The recently developed Flash technique enables a therapy client to rapidly and (nearly) painlessly reduce the distress level of an upsetting memory. Pending further research, Flash appears to represent an advance in trauma therapy, in that a) a client who might not otherwise have been able to face a distressing memory will be able to face it and work it through, and b) time to completion of processing is reduced.
Briefly, Flash is done by guiding the client to concentrate on a safe place or other feel-good image, then “flash” past the traumatic memory so rapidly as to be unsure as to whether or not it was viewed, and then back to the feel-good image. In the original version (Manfield, Lovett, Engel, & Manfield, 2017) this is done during slow eye movements, in conjunction with EMDR. When the therapist is using PC, the visualization sequence is done while the therapist counts aloud from one to 10 (Greenwald, 2017).
So how does it work? Manfield and colleagues (2017) posited a memory reconsolidation account relying on rapid subliminal information processing. Memory reconsolidation expert Bruce Ecker recently proposed a different hypothesis (transcript is here), summarized as follows:
- Memory reconsolidation requires that a mental model is activated, and then exposed to conflicting or disconfirming information.
- Flash does not provide sufficient engagement with the memory to allow for conflicting or disconfirming information regarding the negative cognition (e.g., I’m bad, I’m not safe, I have no value, etc.) that drives the memory-related distress.
- On the other hand, Flash does provide sufficient engagement with the memory to allow for conflicting or disconfirming information about facing the memory. That is, the belief, “I will not be able to tolerate facing this memory,” is repeatedly disconfirmed by repetitions of Flash.
Ecker proposes that this fear of the memory is the focus of Flash’s memory reconsolidation, and accounts for Flash’s benefit or treatment effect. Ecker further proposes that this explains Flash’s variable end point, at which no further progress is made. For example, if the SUDS (0-10 distress rating) goes from 10 down to 0, that means that the memory content was not the problem; the fear regarding the memory was the problem, which has been resolved. On the other hand, if the SUDS goes from 10 down to 7, that means that after the fear of facing the memory has been resolved, the content of the memory itself still has that much left to work through.

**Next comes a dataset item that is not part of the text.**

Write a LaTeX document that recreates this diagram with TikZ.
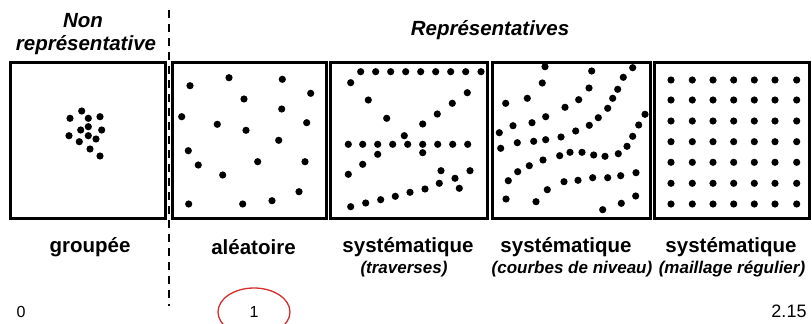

Ecker’s rationale is, in my opinion, overstated on three counts.
1. Ecker stated that Flash is only used for high-SUDS memories that the client is afraid of facing. However, this is not accurate. While Flash is used for such memories, it is also used for high-SUDS memories that the client is willing to face, but might prefer to get through more quickly.
2. Ecker argued that Manfield’s hypothesis that the traumatic memory itself was being processed could not be correct, because cognitions are not explicitly addressed in the Flash technique, and cognitions are the primary basis for memory-associated distress. However:
- Cognitions are not the only basis for memory-related distress. Sometimes intense emotions, such as grief, remain with a memory, not because of an inappropriate belief, but because the emotion has not yet been worked through.
- Cognitions do not have to be explicitly addressed by a treatment method in order to be impacted. For example, PC does not explicitly address cognitions, yet clients routinely report changes in cognitions, similar to those reported in EMDR, associated with the memory they have worked through.
- Many people who experience a Flash session report changes in cognitions regarding the content of the memory, similar to changes reported in a PC or EMDR session.
3. Manfield et al (2017) reported finding that Flash works best when so-called source or feeder memories are not present. For example, Flash will work well on the memory of a single/discrete incident of childhood victimization, but may not work well on the same memory if that incident occurred after a number of other similar incidents. This finding implicates a mechanism of effect that is more relevant to the memory content than to fear of facing the memory.
I do not mean to suggest that Ecker’s hypothesis is wrong. To the contrary, I suspect that he has identified an important element or aspect of Flash’s effectiveness. I also think there’s more to it, consistent with Manfield’s hypothesis that Flash impacts the memory’s content as well.
Greenwald, R. (2017). PC Flash script. Unpublished manuscript: Author.
Manfield, P., Lovett, J., Engel, L., & Manfield, D. (2017). Use of the Flash technique in EMDR therapy: Four case examples. Journal of EMDR Practice and Research, 11, 195-205.